◆ **Directions for this task**: Using the records below, copy exactly the part that opens with the line holding "Write a LaTeX" and closes with the line holding "minimum width=116pt] (egfrv)", minus the pictures.
**********
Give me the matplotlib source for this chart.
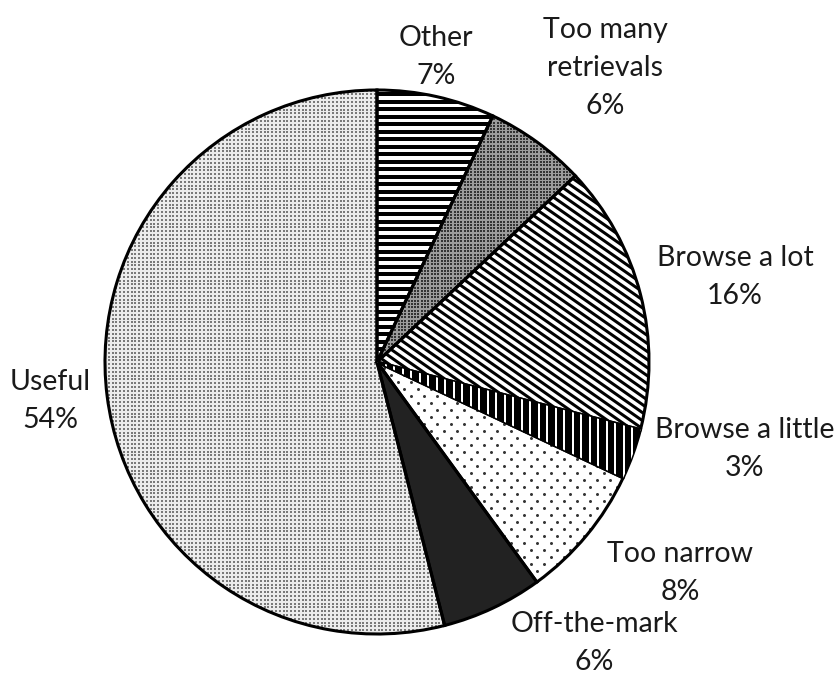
import numpy as np
import matplotlib
import matplotlib.pyplot as plt
from matplotlib.collections import LineCollection
matplotlib.use("Agg")

labels = ['Other', 'Too many\nretrievals', 'Browse a lot', 'Browse a little',
          'Too narrow', 'Off-the-mark', 'Useful']
shares = [7, 6, 16, 3, 8, 6, 54]

# x centre and first baseline of each label, in pixels from the top-left
label_pos = [(436, 46), (605, 38), (735, 266), (745, 438),
             (680, 562), (594, 632), (50, 390)]
LINE_PITCH = 38

W, H = 835, 677
CX, CY, R = 377, H - 362, 272
PT = 0.72  # points per pixel at 100 dpi

plt.rcParams['font.family'] = ['Lato', 'DejaVu Sans']

fig = plt.figure(figsize=(W / 100, H / 100), dpi=100)
ax = fig.add_axes([0, 0, 1, 1])

faces = ['white', '#9c9c9c', 'white', 'black', 'white', '#222222', '#ececec']
wedges, _ = ax.pie(shares, startangle=90, counterclock=False, center=(CX, CY),
                   radius=R, colors=faces, wedgeprops=dict(linewidth=0))


def line_fill(wedge, angle, period, width_px, color):
    # parallel lines at `angle` degrees, clipped to the wedge
    a = np.deg2rad(angle)
    d = np.array([np.cos(a), np.sin(a)])
    n = np.array([-d[1], d[0]])
    segs = []
    for off in np.arange(-R - period, R + period, period):
        c = np.array([CX, CY]) + n * off
        segs.append([c - d * R * 1.2, c + d * R * 1.2])
    lc = LineCollection(segs, colors=color, linewidths=width_px * PT,
                        capstyle='butt')
    ax.add_collection(lc)
    lc.set_clip_path(wedge)


def dot_fill(wedge, dx, dy, size_px, color, stagger=False, marker='s'):
    xs, ys = [], []
    for i, y in enumerate(np.arange(CY - R, CY + R + dy, dy)):
        shift = dx / 2 if (stagger and i % 2) else 0
        for x in np.arange(CX - R + shift, CX + R + dx, dx):
            xs.append(x)
            ys.append(y)
    sc = ax.scatter(xs, ys, s=(size_px * PT) ** 2, c=color, marker=marker,
                    linewidths=0)
    sc.set_clip_path(wedge)


w_other, w_many, w_lot, w_little, w_narrow, w_off, w_useful = wedges
line_fill(w_other, 0, 7.5, 4.0, 'black')
dot_fill(w_many, 3.3, 3.3, 1.6, '#333333')
line_fill(w_lot, -35, 6.6, 3.0, 'black')
line_fill(w_little, 90, 8.5, 2.0, 'white')
dot_fill(w_narrow, 13.3, 7.0, 3.0, '#333333', stagger=True, marker='o')
dot_fill(w_useful, 3.8, 3.8, 2.0, '#7a7a7a')

# outlines on top of the fills
ax.pie(shares, startangle=90, counterclock=False, center=(CX, CY), radius=R,
       wedgeprops=dict(fill=False, edgecolor='black', linewidth=2.2))

for lab, share, (x, y) in zip(labels, shares, label_pos):
    lines = f'{lab}\n{share}%'.split('\n')
    for i, line in enumerate(lines):
        ax.text(x, H - (y + i * LINE_PITCH), line, ha='center', va='baseline',
                fontsize=20.5, color='#1a1a1a')

ax.set_xlim(0, W)
ax.set_ylim(0, H)
ax.set_aspect('equal')
ax.axis('off')

fig.savefig('out.png', dpi=100)
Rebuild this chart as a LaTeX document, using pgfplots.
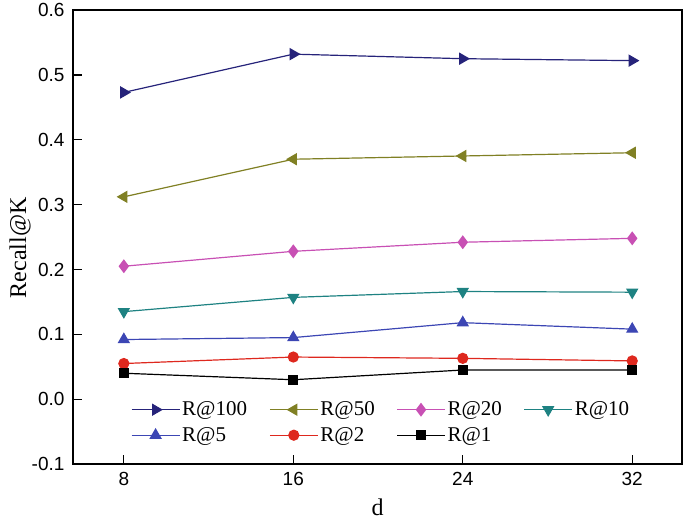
\documentclass[border=0pt]{standalone}
\usepackage{fontspec}
\setmainfont{Liberation Serif}
\newfontfamily\arial{Liberation Sans}
\usepackage{pgfplots}
\pgfplotsset{compat=1.18}
\definecolor{c100}{RGB}{38,35,122}
\definecolor{c50}{RGB}{128,128,36}
\definecolor{c20}{RGB}{200,80,180}
\definecolor{c10}{RGB}{30,130,130}
\definecolor{c5}{RGB}{60,70,180}
\definecolor{c2}{RGB}{222,40,30}
\definecolor{c1}{RGB}{0,0,0}
\newcommand{\la}[1]{\makebox[85pt][l]{#1}}
\newcommand{\lb}[1]{\makebox[74pt][l]{#1}}
\begin{document}
\begin{tikzpicture}
\begin{axis}[
  scale only axis, width=609pt, height=454pt,
  xmin=5.6, xmax=34.35, ymin=-0.1, ymax=0.6,
  xtick={8,16,24,32}, xticklabels={8,16,24,32},
  ytick={-0.1,0,0.1,0.2,0.3,0.4,0.5,0.6},
  yticklabels={-0.1,0.0,0.1,0.2,0.3,0.4,0.5,0.6},
  tick align=inside, xtick pos=bottom, ytick pos=left,
  major tick length=9pt,
  axis line style={line width=1.3pt},
  every tick/.style={black, line width=1.2pt},
  ticklabel style={font=\arial\fontsize{19}{21}\selectfont},
  yticklabel style={xshift=-5pt},
  xticklabel style={yshift=-5pt},
  xlabel={d}, ylabel={Recall@K},
  label style={font=\fontsize{24}{26}\selectfont},
  xlabel style={at={(axis description cs:0.5,-0.095)}, anchor=center},
  ylabel style={at={(axis description cs:-0.087,0.476)}, anchor=center},
  legend columns=4,
  legend cell align=left,
  legend style={at={(axis description cs:0.09,0.146)}, anchor=north west,
    draw=none, fill=none, font=\fontsize{21}{24}\selectfont,
    /tikz/row sep=6pt, /tikz/column sep=0pt},
  legend image code/.code={\draw[mark repeat=2,mark phase=2] plot coordinates {(0pt,0pt)(24pt,0pt)(48pt,0pt)};},
  every axis plot/.append style={line width=1.2pt},
  after end axis/.code={
    \path (rel axis cs:0,0) ++(-73pt,-60pt);
    \path (rel axis cs:1,1) ++(3pt,8pt);
  },
]
\addplot[c100, mark=triangle*, mark size=6pt, mark options={rotate=-90, solid}] coordinates {(8,0.473) (16,0.532) (24,0.525) (32,0.522)};
\addlegendentry{\la{R@100}}
\addplot[c50, mark=triangle*, mark size=6pt, mark options={rotate=90, solid}] coordinates {(8,0.312) (16,0.370) (24,0.375) (32,0.380)};
\addlegendentry{\lb{R@50}}
\addplot[c20, mark=diamond*, mark size=6pt] coordinates {(8,0.205) (16,0.228) (24,0.242) (32,0.248)};
\addlegendentry{\lb{R@20}}
\addplot[c10, mark=triangle*, mark size=6pt, mark options={rotate=180, solid}] coordinates {(8,0.135) (16,0.157) (24,0.166) (32,0.165)};
\addlegendentry{\lb{R@10}}
\addplot[c5, mark=triangle*, mark size=6pt] coordinates {(8,0.092) (16,0.095) (24,0.118) (32,0.108)};
\addlegendentry{\la{R@5}}
\addplot[c2, mark=*, mark size=5pt] coordinates {(8,0.055) (16,0.065) (24,0.063) (32,0.059)};
\addlegendentry{\lb{R@2}}
\addplot[c1, mark=square*, mark size=4.3pt] coordinates {(8,0.040) (16,0.030) (24,0.045) (32,0.045)};
\addlegendentry{\lb{R@1}}
\end{axis}
\end{tikzpicture}
\end{document}
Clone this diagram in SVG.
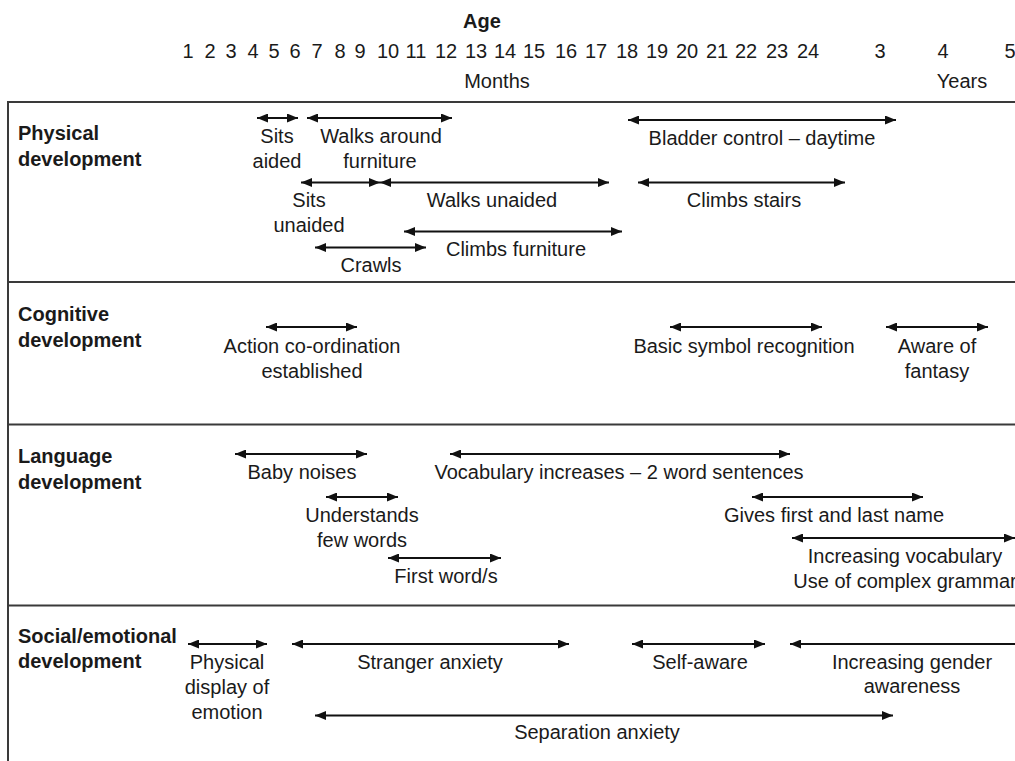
<svg xmlns="http://www.w3.org/2000/svg" width="1015" height="761" viewBox="0 0 1015 761">
<style>
text{font-family:"Liberation Sans",Arial,sans-serif;font-size:20px;fill:#1a1a1a}
.c{text-anchor:middle}
.b{font-weight:bold}
.grid{stroke:#3a3a3a;stroke-width:2;fill:none}
.a{stroke:#111;stroke-width:1.9;fill:none;marker-start:url(#ah);marker-end:url(#ah)}
.s{stroke:#111;stroke-width:1.9;fill:none;marker-start:url(#ah)}
</style>
<defs>
<marker id="ah" viewBox="0 0 11 9" refX="11" refY="4.5" markerWidth="11" markerHeight="9" markerUnits="userSpaceOnUse" orient="auto-start-reverse">
<path d="M0,0 L11,4.5 L0,9 z" fill="#111"/>
</marker>
</defs>
<rect width="1015" height="761" fill="#fff"/>
<g id="header">
<text class="c b" x="482" y="28">Age</text>
<g class="c">
<text class="c" x="188" y="58">1</text>
<text class="c" x="210" y="58">2</text>
<text class="c" x="231" y="58">3</text>
<text class="c" x="253" y="58">4</text>
<text class="c" x="274" y="58">5</text>
<text class="c" x="295" y="58">6</text>
<text class="c" x="317" y="58">7</text>
<text class="c" x="340" y="58">8</text>
<text class="c" x="360" y="58">9</text>
<text class="c" x="388" y="58">10</text>
<text class="c" x="416" y="58">11</text>
<text class="c" x="446" y="58">12</text>
<text class="c" x="476" y="58">13</text>
<text class="c" x="505" y="58">14</text>
<text class="c" x="534" y="58">15</text>
<text class="c" x="566" y="58">16</text>
<text class="c" x="596" y="58">17</text>
<text class="c" x="627" y="58">18</text>
<text class="c" x="657" y="58">19</text>
<text class="c" x="687" y="58">20</text>
<text class="c" x="717" y="58">21</text>
<text class="c" x="746" y="58">22</text>
<text class="c" x="777" y="58">23</text>
<text class="c" x="808" y="58">24</text>
<text class="c" x="880" y="58">3</text>
<text class="c" x="943" y="58">4</text>
<text class="c" x="1010" y="58">5</text>
</g>
<text class="c" x="497" y="88">Months</text>
<text class="c" x="962" y="88">Years</text>
</g>
<g id="table">
<line class="grid" x1="8" y1="102" x2="1015" y2="102"/>
<line class="grid" x1="8" y1="282" x2="1015" y2="282"/>
<line class="grid" x1="8" y1="424.5" x2="1015" y2="424.5"/>
<line class="grid" x1="8" y1="605.5" x2="1015" y2="605.5"/>
<line class="grid" x1="8" y1="101" x2="8" y2="761"/>
</g>
<g id="row-physical">
<text class="b" x="18" y="140">Physical</text>
<text class="b" x="18" y="166">development</text>
</g>
<g id="row-cognitive">
<text class="b" x="18" y="321">Cognitive</text>
<text class="b" x="18" y="347">development</text>
</g>
<g id="row-language">
<text class="b" x="18" y="463">Language</text>
<text class="b" x="18" y="489">development</text>
</g>
<g id="row-social">
<text class="b" x="18" y="643">Social/emotional</text>
<text class="b" x="18" y="668">development</text>
</g>
<g id="connectors">
<line class="a" x1="257" y1="118" x2="298" y2="118"/>
<line class="a" x1="307" y1="118" x2="452" y2="118"/>
<line class="a" x1="628" y1="120" x2="896" y2="120"/>
<line class="a" x1="301" y1="182.5" x2="380" y2="182.5"/>
<line class="a" x1="380" y1="182.5" x2="609" y2="182.5"/>
<line class="a" x1="638" y1="182.5" x2="845" y2="182.5"/>
<line class="a" x1="404" y1="231.5" x2="622" y2="231.5"/>
<line class="a" x1="315" y1="247.5" x2="426" y2="247.5"/>
<line class="a" x1="266" y1="327" x2="357" y2="327"/>
<line class="a" x1="670" y1="327" x2="822" y2="327"/>
<line class="a" x1="886" y1="327" x2="988" y2="327"/>
<line class="a" x1="235" y1="454" x2="367" y2="454"/>
<line class="a" x1="450" y1="454" x2="790" y2="454"/>
<line class="a" x1="326" y1="497" x2="398" y2="497"/>
<line class="a" x1="752" y1="497" x2="923" y2="497"/>
<line class="a" x1="792" y1="538" x2="1015" y2="538"/>
<line class="a" x1="388" y1="558" x2="501" y2="558"/>
<line class="a" x1="188" y1="644" x2="267" y2="644"/>
<line class="a" x1="292" y1="644" x2="569" y2="644"/>
<line class="a" x1="632" y1="644" x2="765" y2="644"/>
<line class="s" x1="790" y1="644" x2="1015" y2="644"/>
<line class="a" x1="315" y1="715.5" x2="893" y2="715.5"/>
</g>
<g id="n-sits-aided"><text class="c" x="277" y="143">Sits</text><text class="c" x="277" y="168">aided</text></g>
<g id="n-walks-around"><text class="c" x="381" y="143">Walks around</text><text class="c" x="380" y="168">furniture</text></g>
<g id="n-bladder"><text class="c" x="762" y="145">Bladder control – daytime</text></g>
<g id="n-sits-unaided"><text class="c" x="309" y="207">Sits</text><text class="c" x="309" y="232">unaided</text></g>
<g id="n-walks-unaided"><text class="c" x="492" y="207">Walks unaided</text></g>
<g id="n-climbs-stairs"><text class="c" x="744" y="207">Climbs stairs</text></g>
<g id="n-climbs-furniture"><text class="c" x="516" y="256">Climbs furniture</text></g>
<g id="n-crawls"><text class="c" x="371" y="272">Crawls</text></g>
<g id="n-action"><text class="c" x="312" y="353">Action co-ordination</text><text class="c" x="312" y="378">established</text></g>
<g id="n-symbol"><text class="c" x="744" y="353">Basic symbol recognition</text></g>
<g id="n-fantasy"><text class="c" x="937" y="353">Aware of</text><text class="c" x="937" y="378">fantasy</text></g>
<g id="n-baby"><text class="c" x="302" y="479">Baby noises</text></g>
<g id="n-vocab"><text class="c" x="619" y="479">Vocabulary increases – 2 word sentences</text></g>
<g id="n-understands"><text class="c" x="362" y="522">Understands</text><text class="c" x="362" y="547">few words</text></g>
<g id="n-name"><text class="c" x="834" y="522">Gives first and last name</text></g>
<g id="n-increasing-vocab"><text class="c" x="905" y="563">Increasing vocabulary</text><text class="c" x="905" y="588">Use of complex grammar</text></g>
<g id="n-first-word"><text class="c" x="446" y="583">First word/s</text></g>
<g id="n-physical-display"><text class="c" x="227" y="669">Physical</text><text class="c" x="227" y="694">display of</text><text class="c" x="227" y="719">emotion</text></g>
<g id="n-stranger"><text class="c" x="430" y="669">Stranger anxiety</text></g>
<g id="n-self-aware"><text class="c" x="700" y="669">Self-aware</text></g>
<g id="n-gender"><text class="c" x="912" y="669">Increasing gender</text><text class="c" x="912" y="693">awareness</text></g>
<g id="n-separation"><text class="c" x="597" y="739">Separation anxiety</text></g>
</svg>
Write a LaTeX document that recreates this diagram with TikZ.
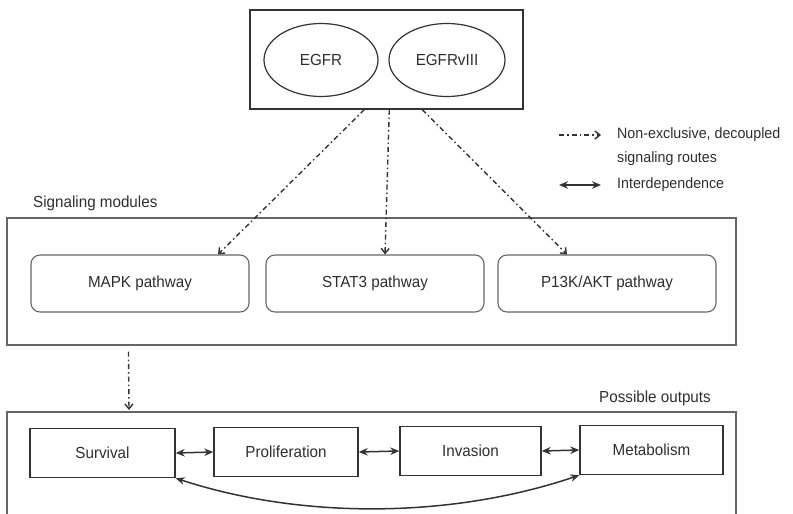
\documentclass[tikz,border=0pt]{standalone}
\usepackage{fontspec}
\setmainfont{Liberation Sans}[FakeStretch=0.95]
\usetikzlibrary{arrows.meta,calc,shapes.geometric}
\definecolor{ln}{HTML}{333333}
\definecolor{lnl}{HTML}{666666}
\definecolor{tx}{HTML}{2E2E2E}
\begin{document}
\begin{tikzpicture}[x=1pt,y=-1pt,
  every node/.style={font=\fontsize{16}{19}\selectfont, text=tx},
  outer/.style={draw=ln, line width=1.4pt},
  ell/.style={ellipse, draw=ln, line width=1.2pt, minimum width=114pt, minimum height=73pt, inner sep=0pt},
  module/.style={draw=lnl, line width=1.1pt},
  pbox/.style={draw=lnl, line width=1.1pt, rounded corners=9pt, minimum width=218pt, minimum height=57pt, inner sep=0pt},
  obox/.style={draw=ln, line width=1.4pt, minimum width=144pt, minimum height=49pt, inner sep=0pt},
  route/.style={draw=ln, line width=1.4pt, dash pattern=on 5pt off 3pt on 1.5pt off 3pt, -{Straight Barb[length=5pt,width=8pt]}},
  inter/.style={draw=ln, line width=1.5pt, {Stealth[length=9pt,width=7.5pt]}-{Stealth[length=9pt,width=7.5pt]}},
  lbl/.style={anchor=west, inner sep=0pt},
  leg/.style={lbl, font=\fontsize{15}{18}\selectfont}
]
\useasboundingbox (0,0) rectangle (793,514);

% top box
\node[outer, minimum width=273pt, minimum height=99pt, inner sep=0pt] (top) at (386.5,59.5) {};
\node[ell] (egfr) at (321,60) {EGFR};
\node[ell, minimum width=116pt] (egfrv) at (447,60) {EGFRvIII};

% legend
\coordinate (la1) at (559,135);
\coordinate (la2) at (601,135);
\draw[route] (la1) -- (la2);
\node[leg] (l1) at (617,135) {Non-exclusive, decoupled};
\node[leg] (l2) at (617,159) {signaling routes};
\coordinate (lb1) at (559,185);
\coordinate (lb2) at (601,185);
\draw[inter] (lb1) -- (lb2);
\node[leg] (l3) at (617,185) {Interdependence};

% signaling modules
\node[lbl] (smlab) at (33,203) {Signaling modules};
\node[module, minimum width=729pt, minimum height=127pt, inner sep=0pt] (mod) at (371.5,281.5) {};
\node[pbox] (mapk) at (140,283.5) {MAPK pathway};
\node[pbox] (stat) at (375,283.5) {STAT3 pathway};
\node[pbox] (pi3k) at (607,283.5) {P13K/AKT pathway};

\draw[route] ($(top.south west)+(115,0)$) -- ($(mapk.north)+(78,0)$);
\draw[route] ($(top.south west)+(140,0)$) -- ($(stat.north)+(10,0)$);
\draw[route] ($(top.south west)+(173,0)$) -- ($(pi3k.north)+(-40,0)$);

% outputs
\node[anchor=center, inner sep=0pt] (polab) at (655,398) {Possible outputs};
\coordinate (ob1) at (7,515);
\coordinate (ob2) at (7,412);
\coordinate (ob3) at (736,412);
\coordinate (ob4) at (736,515);
\draw[module] (ob1) -- (ob2) -- (ob3) -- (ob4);

\draw[route] ($(mod.south west)+(122,6)$) -- (129,410);

\node[obox, minimum width=145pt] (surv) at (102.5,453) {Survival};
\node[obox] (prol) at (286,452) {Proliferation};
\node[obox, minimum width=141pt] (inv) at (470.5,451) {Invasion};
\node[obox, minimum width=143pt] (met) at (651.5,450) {Metabolism};

\draw[inter] (surv.east) -- (prol.west);
\draw[inter] (prol.east) -- (inv.west);
\draw[inter] (inv.east) -- (met.west);
\draw[inter] (surv.south east) .. controls (300,519) and (450,519) .. (met.south west);
\end{tikzpicture}
\end{document}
**********
◆ **Exercise response**:
Write a LaTeX document that recreates this diagram with TikZ.
\documentclass[tikz,border=0pt]{standalone}
\usepackage{fontspec}
\setmainfont{Liberation Sans}[FakeStretch=0.95]
\usetikzlibrary{arrows.meta,calc,shapes.geometric}
\definecolor{ln}{HTML}{333333}
\definecolor{lnl}{HTML}{666666}
\definecolor{tx}{HTML}{2E2E2E}
\begin{document}
\begin{tikzpicture}[x=1pt,y=-1pt,
  every node/.style={font=\fontsize{16}{19}\selectfont, text=tx},
  outer/.style={draw=ln, line width=1.4pt},
  ell/.style={ellipse, draw=ln, line width=1.2pt, minimum width=114pt, minimum height=73pt, inner sep=0pt},
  module/.style={draw=lnl, line width=1.1pt},
  pbox/.style={draw=lnl, line width=1.1pt, rounded corners=9pt, minimum width=218pt, minimum height=57pt, inner sep=0pt},
  obox/.style={draw=ln, line width=1.4pt, minimum width=144pt, minimum height=49pt, inner sep=0pt},
  route/.style={draw=ln, line width=1.4pt, dash pattern=on 5pt off 3pt on 1.5pt off 3pt, -{Straight Barb[length=5pt,width=8pt]}},
  inter/.style={draw=ln, line width=1.5pt, {Stealth[length=9pt,width=7.5pt]}-{Stealth[length=9pt,width=7.5pt]}},
  lbl/.style={anchor=west, inner sep=0pt},
  leg/.style={lbl, font=\fontsize{15}{18}\selectfont}
]
\useasboundingbox (0,0) rectangle (793,514);

% top box
\node[outer, minimum width=273pt, minimum height=99pt, inner sep=0pt] (top) at (386.5,59.5) {};
\node[ell] (egfr) at (321,60) {EGFR};
\node[ell, minimum width=116pt] (egfrv) at (447,60) {EGFRvIII};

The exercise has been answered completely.